We walked on the beach from Lossie to Covesea, regaining the cliffs at the last opportunity just after rounding the lighthouse. The clear skies, the path through the fragrant gorse and the rock stacks just off the shore made the stretch past Hopeman a classic.
Somewhere hereabouts it's allegedly possible to drop down to a cave with 1,500 year-old Pictish carvings. I regret walking on by; it's another place for us to revisit.
More accessible — in fact, right beside the path at Covesea Quarry — is a collection of stones that are said to show dinosaur footprints. The explanatory board had long-since vanished so we were left squinting at the boulders, trying to work out the scale of what we were supposed to be looking at. (Dinosaurs were big, right? So we should be looking for claws the size of large dinner plates?) It felt like a case of the Emperor's New Clothes.
Soon we were in Burghead, another delightful village with a very enthusiastic team of volunteers at the fort museum. We were the first visitors of the season and they were keen to show us everything. We promised to return in the summer. Outside the wind was dramatically chopping the sea into huge chunks which it threw at the harbour wall with force. Yes, the summer: it should be different then.

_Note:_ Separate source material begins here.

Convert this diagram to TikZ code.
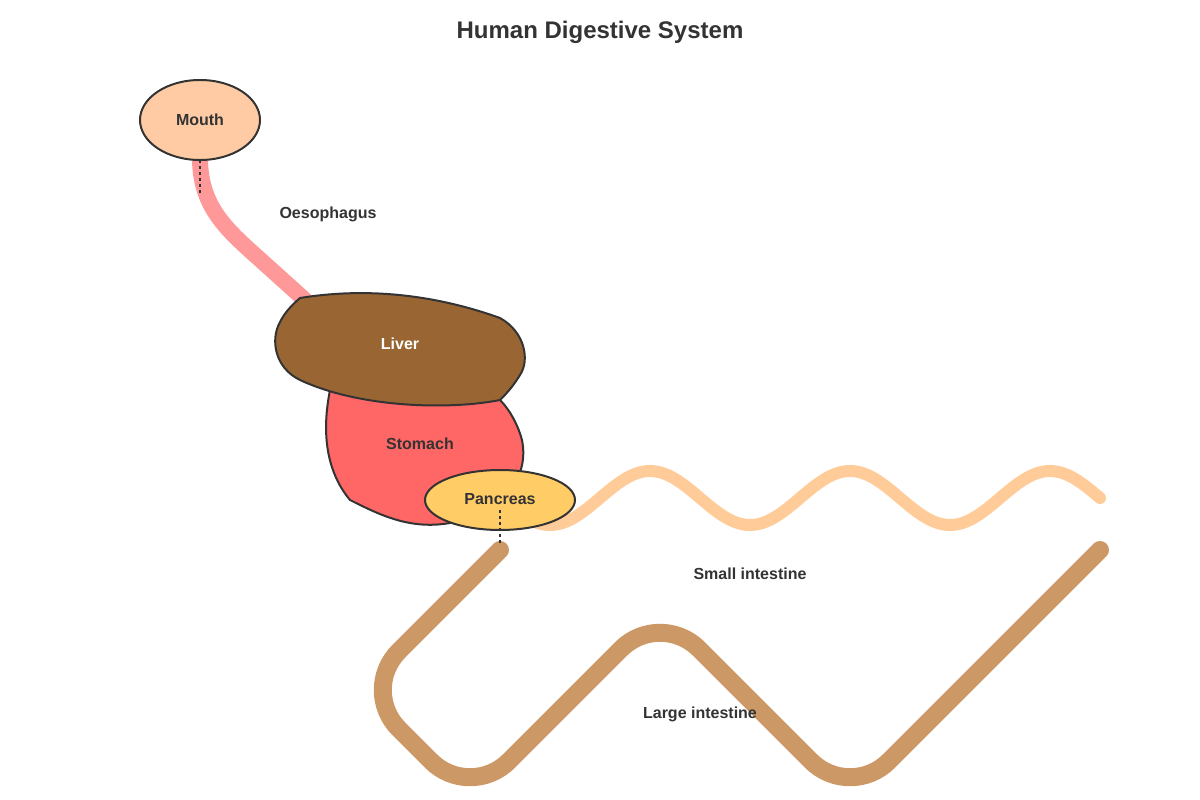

Just like yesterday's, today's walk finished with a long stretch of forest-backed beach. But instead of walking on the beach all the way we left Burghead on the "Burma Road" path that meanders through the trees. This was a good move because once past the picnic site in the middle of the woods we wound up on the sand and by the time we reached Findhorn village we'd had quite enough of that terrain!
But just before dropping down off the dunes we came across a sight that arrested me. Two pieces of metal — perhaps an old fence — planted in the sand, one vertical, the other attached horizontally a third of the way down the first: a simple cross. It is Good Friday after all.